INSTRUCTIONS TO FOLLOW » Filter this material down to the lines that hold "React", copying each one.

RECORDED INFORMATION »
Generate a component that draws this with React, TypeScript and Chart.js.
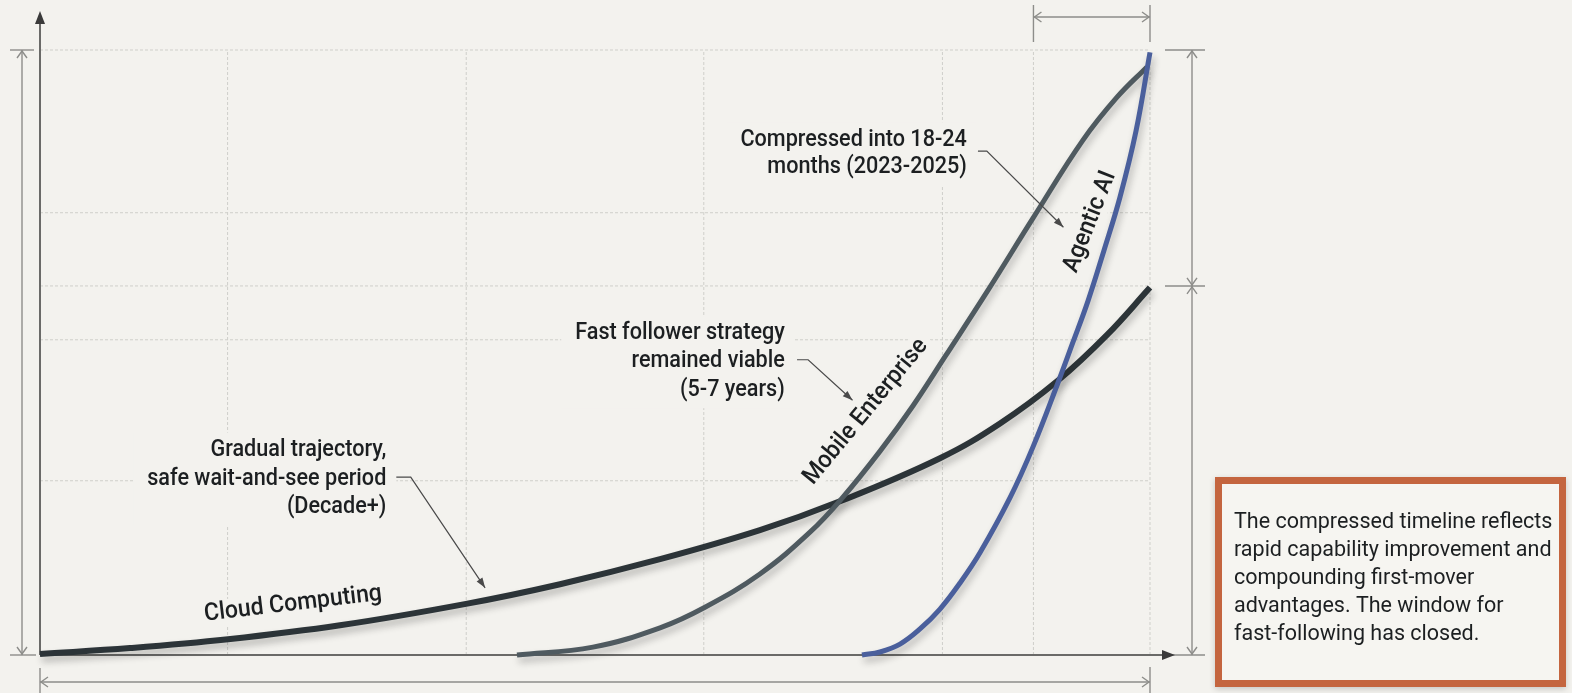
import React, { useEffect, useRef } from "react";
import { Chart, registerables } from "chart.js";
Chart.register(...registerables);

// ---- data (x: relative time index 0-100, y: relative adoption 0-100) ----
const seriesNames = ["Cloud Computing", "Mobile Enterprise", "Agentic AI"];
const cloudX = [0, 8.11, 16.94, 27.03, 38.38, 46.85, 55.86, 64.86, 72.07, 81.08, 86.49, 91.71, 96.13, 100];
const cloudY = [0.17, 1.14, 2.6, 4.91, 8.45, 11.7, 15.83, 20.63, 25.4, 32.53, 38.28, 45.37, 52.91, 60.73];
const mobileX = [42.97, 49.82, 55.86, 59.91, 64.86, 69.37, 72.34, 75.68, 78.65, 81.53, 85.41, 89.46, 93.96, 97.03, 99.73];
const mobileY = [0, 1.3, 4.5, 7.9, 13.4, 20.3, 26.1, 33.7, 41.2, 49.3, 60.3, 72.2, 85.1, 92.2, 97.2];
const agenticX = [74.05, 75.68, 77.48, 79.28, 81.08, 82.88, 84.68, 87.39, 89.46, 91.71, 93.06, 94.41, 95.86, 97.3, 98.74, 100];
const agenticY = [0, 0.5, 1.8, 4.3, 7.6, 11.9, 16.9, 26.0, 34.4, 45.0, 51.7, 58.5, 66.9, 75.7, 86.6, 99.6];
const gridX = [16.9, 38.4, 59.8, 81.3, 89.5, 100];
const gridY = [28.8, 52.1, 61.0, 73.1, 100];
const windowStart = 89.5;
const cloudEnd = 61.0;

const cloudNote = ["Gradual trajectory,", "safe wait-and-see period", "(Decade+)"];
const mobileNote = ["Fast follower strategy", "remained viable", "(5-7 years)"];
const agenticNote = ["Compressed into 18-24", "months (2023-2025)"];
const boxText = [
  "The compressed timeline reflects",
  "rapid capability improvement and",
  "compounding first-mover",
  "advantages. The window for",
  "fast-following has closed.",
];

const BG = "#f3f2ee";
const TEXT = "#1c1f21";
const FONT = "Roboto";
const CONDENSE = 0.94;

function chevron(ctx: CanvasRenderingContext2D, x: number, y: number, dir: string, s = 7, w = 5) {
  ctx.beginPath();
  if (dir === "up") { ctx.moveTo(x - w, y + s); ctx.lineTo(x, y); ctx.lineTo(x + w, y + s); }
  if (dir === "down") { ctx.moveTo(x - w, y - s); ctx.lineTo(x, y); ctx.lineTo(x + w, y - s); }
  if (dir === "left") { ctx.moveTo(x + s, y - w); ctx.lineTo(x, y); ctx.lineTo(x + s, y + w); }
  if (dir === "right") { ctx.moveTo(x - s, y - w); ctx.lineTo(x, y); ctx.lineTo(x - s, y + w); }
  ctx.stroke();
}

function line(ctx: CanvasRenderingContext2D, x1: number, y1: number, x2: number, y2: number) {
  ctx.beginPath(); ctx.moveTo(x1, y1); ctx.lineTo(x2, y2); ctx.stroke();
}

const shadowPlugin = {
  id: "shadow",
  beforeDatasetDraw(chart: any) {
    const ctx = chart.ctx;
    ctx.save();
    ctx.shadowColor = "rgba(30,30,30,0.28)";
    ctx.shadowBlur = 7;
    ctx.shadowOffsetX = 2;
    ctx.shadowOffsetY = 5;
  },
  afterDatasetDraw(chart: any) {
    chart.ctx.restore();
  },
};

const NOTE_FONT = `500 23px ${FONT}`;

function noteBlock(ctx: CanvasRenderingContext2D, lines: string[], right: number, top: number, lh: number, bgOnly: boolean) {
  ctx.font = NOTE_FONT;
  if (bgOnly) {
    const w = Math.max(...lines.map((l) => ctx.measureText(l).width)) * CONDENSE;
    ctx.fillStyle = BG;
    ctx.fillRect(right - w - 14, top - 18, w + 24, lh * (lines.length - 1) + 36);
    return;
  }
  ctx.fillStyle = TEXT;
  ctx.textAlign = "right";
  ctx.textBaseline = "middle";
  lines.forEach((l, i) => {
    ctx.save();
    ctx.translate(right, top + i * lh);
    ctx.scale(CONDENSE, 1);
    ctx.fillText(l, 0, 0);
    ctx.restore();
  });
}

function arrowPath(ctx: CanvasRenderingContext2D, pts: number[][]) {
  ctx.strokeStyle = "#4a4a4a";
  ctx.fillStyle = "#4a4a4a";
  ctx.lineWidth = 1.2;
  ctx.beginPath();
  ctx.moveTo(pts[0][0], pts[0][1]);
  for (let i = 1; i < pts.length; i++) ctx.lineTo(pts[i][0], pts[i][1]);
  ctx.stroke();
  const [ax, ay] = pts[pts.length - 2];
  const [bx, by] = pts[pts.length - 1];
  const a = Math.atan2(by - ay, bx - ax);
  const L = 10, W = 3.5;
  ctx.beginPath();
  ctx.moveTo(bx, by);
  ctx.lineTo(bx - L * Math.cos(a) + W * Math.sin(a), by - L * Math.sin(a) - W * Math.cos(a));
  ctx.lineTo(bx - L * Math.cos(a) - W * Math.sin(a), by - L * Math.sin(a) + W * Math.cos(a));
  ctx.closePath();
  ctx.fill();
}

function seriesLabel(ctx: CanvasRenderingContext2D, text: string, x: number, y: number, angDeg: number, bgOnly: boolean) {
  ctx.save();
  ctx.translate(x, y);
  ctx.rotate((angDeg * Math.PI) / 180);
  ctx.scale(CONDENSE, 1);
  ctx.font = `500 24.5px ${FONT}`;
  ctx.textAlign = "center";
  ctx.textBaseline = "middle";
  if (bgOnly) {
    const w = ctx.measureText(text).width;
    ctx.fillStyle = BG;
    ctx.fillRect(-w / 2 - 6, -13, w + 12, 26);
  } else {
    ctx.fillStyle = TEXT;
    ctx.fillText(text, 0, 0);
  }
  ctx.restore();
}

const decorPlugin = {
  id: "decor",
  beforeDraw(chart: any) {
    const ctx = chart.ctx;
    ctx.save();
    ctx.fillStyle = BG;
    ctx.fillRect(0, 0, chart.width, chart.height);
    ctx.restore();
  },
  beforeDatasetsDraw(chart: any) {
    const ctx: CanvasRenderingContext2D = chart.ctx;
    const xs = chart.scales.x, ys = chart.scales.y;
    const X = (v: number) => xs.getPixelForValue(v);
    const Y = (v: number) => ys.getPixelForValue(v);
    ctx.save();
    // grid
    ctx.strokeStyle = "#cfcfca";
    ctx.lineWidth = 1;
    ctx.setLineDash([3, 2]);
    gridY.forEach((g) => line(ctx, X(0), Y(g), X(100), Y(g)));
    gridX.forEach((g) => line(ctx, X(g), Y(0), X(g), Y(100)));
    ctx.setLineDash([]);
    // text backgrounds
    noteBlock(ctx, cloudNote, X(31.2), Y(33.8), 28.5, true);
    noteBlock(ctx, mobileNote, X(67.1), Y(53.2), 28.5, true);
    noteBlock(ctx, agenticNote, X(83.5), Y(85.1), 27.5, true);
    seriesLabel(ctx, seriesNames[0], X(22.8), Y(8.4), -6.8, true);
    seriesLabel(ctx, seriesNames[1], X(74.4), Y(40.2), -50.5, true);
    seriesLabel(ctx, seriesNames[2], X(94.6), Y(71.6), -68.5, true);
    // notes text
    noteBlock(ctx, cloudNote, X(31.2), Y(33.8), 28.5, false);
    noteBlock(ctx, mobileNote, X(67.1), Y(53.2), 28.5, false);
    noteBlock(ctx, agenticNote, X(83.5), Y(85.1), 27.5, false);

    // dimension lines
    ctx.strokeStyle = "#8d8d8a";
    ctx.lineWidth = 1.4;
    const L = X(0) - 18;
    line(ctx, L, Y(100), L, Y(0));
    line(ctx, L - 12, Y(100), L + 12, Y(100));
    line(ctx, L - 12, Y(0), L + 14, Y(0));
    chevron(ctx, L, Y(100) + 1, "up");
    chevron(ctx, L, Y(0) - 1, "down");
    const B = Y(0) + 27;
    line(ctx, X(0), B, X(100), B);
    line(ctx, X(0), B - 14, X(0), B + 12);
    line(ctx, X(100), B - 15, X(100), B + 12);
    chevron(ctx, X(0) + 1, B, "left");
    chevron(ctx, X(100) - 1, B, "right");
    const T = Y(100) - 33;
    line(ctx, X(windowStart), T, X(100), T);
    line(ctx, X(windowStart), T - 12, X(windowStart), T + 25);
    line(ctx, X(100), T - 12, X(100), T + 25);
    chevron(ctx, X(windowStart) + 1, T, "left");
    chevron(ctx, X(100) - 1, T, "right");
    const R = X(100) + 42;
    line(ctx, R, Y(100), R, Y(0));
    [100, cloudEnd, 0].forEach((v) => line(ctx, R - 27, Y(v), R + 13, Y(v)));
    chevron(ctx, R, Y(100) + 1, "up");
    chevron(ctx, R, Y(cloudEnd) - 1, "down");
    chevron(ctx, R, Y(cloudEnd) + 1, "up");
    chevron(ctx, R, Y(0) - 1, "down");

    // axes
    ctx.strokeStyle = "#6a6a68";
    ctx.fillStyle = "#3a3a3a";
    ctx.lineWidth = 2;
    line(ctx, X(0), Y(0), X(0), 22);
    line(ctx, X(0), Y(0), chart.chartArea.right + 17, Y(0));
    ctx.beginPath();
    ctx.moveTo(X(0), 11); ctx.lineTo(X(0) - 5, 24); ctx.lineTo(X(0) + 5, 24); ctx.closePath(); ctx.fill();
    const ax = chart.chartArea.right + 25;
    ctx.beginPath();
    ctx.moveTo(ax, Y(0)); ctx.lineTo(ax - 13, Y(0) - 5); ctx.lineTo(ax - 13, Y(0) + 5); ctx.closePath(); ctx.fill();
    ctx.restore();
  },
  afterDatasetsDraw(chart: any) {
    const ctx: CanvasRenderingContext2D = chart.ctx;
    const xs = chart.scales.x, ys = chart.scales.y;
    const X = (v: number) => xs.getPixelForValue(v);
    const Y = (v: number) => ys.getPixelForValue(v);
    ctx.save();
    seriesLabel(ctx, seriesNames[0], X(22.8), Y(8.4), -6.8, false);
    seriesLabel(ctx, seriesNames[1], X(74.4), Y(40.2), -50.5, false);
    seriesLabel(ctx, seriesNames[2], X(94.6), Y(71.6), -68.5, false);
    arrowPath(ctx, [[X(32.1), Y(29.4)], [X(33.4), Y(29.4)], [X(40.1), Y(11.1)]]);
    arrowPath(ctx, [[X(68.2), Y(48.8)], [X(69.2), Y(48.8)], [X(73.2), Y(42.1)]]);
    arrowPath(ctx, [[X(84.5), Y(83.3)], [X(85.3), Y(83.3)], [X(92.2), Y(70.7)]]);

    // conclusion box
    const bx = 1215, by = 477, bw = 351, bh = 210;
    ctx.save();
    ctx.shadowColor = "rgba(0,0,0,0.18)";
    ctx.shadowBlur = 6;
    ctx.shadowOffsetY = 2;
    ctx.fillStyle = "#c4653f";
    ctx.fillRect(bx, by, bw, bh);
    ctx.restore();
    ctx.fillStyle = "#f6f5f1";
    ctx.fillRect(bx + 7, by + 7, bw - 14, bh - 14);
    ctx.fillStyle = TEXT;
    ctx.font = `21.5px ${FONT}`;
    ctx.textAlign = "left";
    ctx.textBaseline = "middle";
    boxText.forEach((t, i) => ctx.fillText(t, bx + 19, by + 46 + i * 28));
    ctx.restore();
  },
};

export default function App() {
  const ref = useRef<HTMLCanvasElement>(null);
  useEffect(() => {
    document.body.style.margin = "0";
    document.body.style.background = BG;
    const mk = (xs: number[], ys: number[]) => xs.map((x, i) => ({ x, y: ys[i] }));
    const chart = new Chart(ref.current!, {
      type: "line",
      data: {
        datasets: [
          { label: seriesNames[0], data: mk(cloudX, cloudY), borderColor: "#2c3438", borderWidth: 6, order: 3 },
          { label: seriesNames[1], data: mk(mobileX, mobileY), borderColor: "#4f5a60", borderWidth: 5, order: 2 },
          { label: seriesNames[2], data: mk(agenticX, agenticY), borderColor: "#4a5f9c", borderWidth: 5, order: 1 },
        ].map((d) => ({ ...d, pointRadius: 0, tension: 0.4, fill: false, clip: false })) as any,
      },
      options: {
        animation: false,
        responsive: false,
        devicePixelRatio: 1,
        layout: { padding: { left: 40, right: 422, top: 50, bottom: 38 } },
        plugins: { legend: { display: false }, tooltip: { enabled: false } },
        scales: {
          x: { type: "linear", min: 0, max: 100, display: false },
          y: { type: "linear", min: 0, max: 100, display: false },
        },
      },
      plugins: [shadowPlugin, decorPlugin],
    });
    if ((document as any).fonts) (document as any).fonts.ready.then(() => chart.draw());
    return () => chart.destroy();
  }, []);
  return (
    <div style={{ position: "fixed", left: 0, top: 0, width: 1572, height: 693, background: BG }}>
      <canvas ref={ref} width={1572} height={693} style={{ width: 1572, height: 693, display: "block" }} />
    </div>
  );
}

SOLUTION TO THE EXERCISE »
Generate a component that draws this with React, TypeScript and Chart.js.
import React, { useEffect, useRef } from "react";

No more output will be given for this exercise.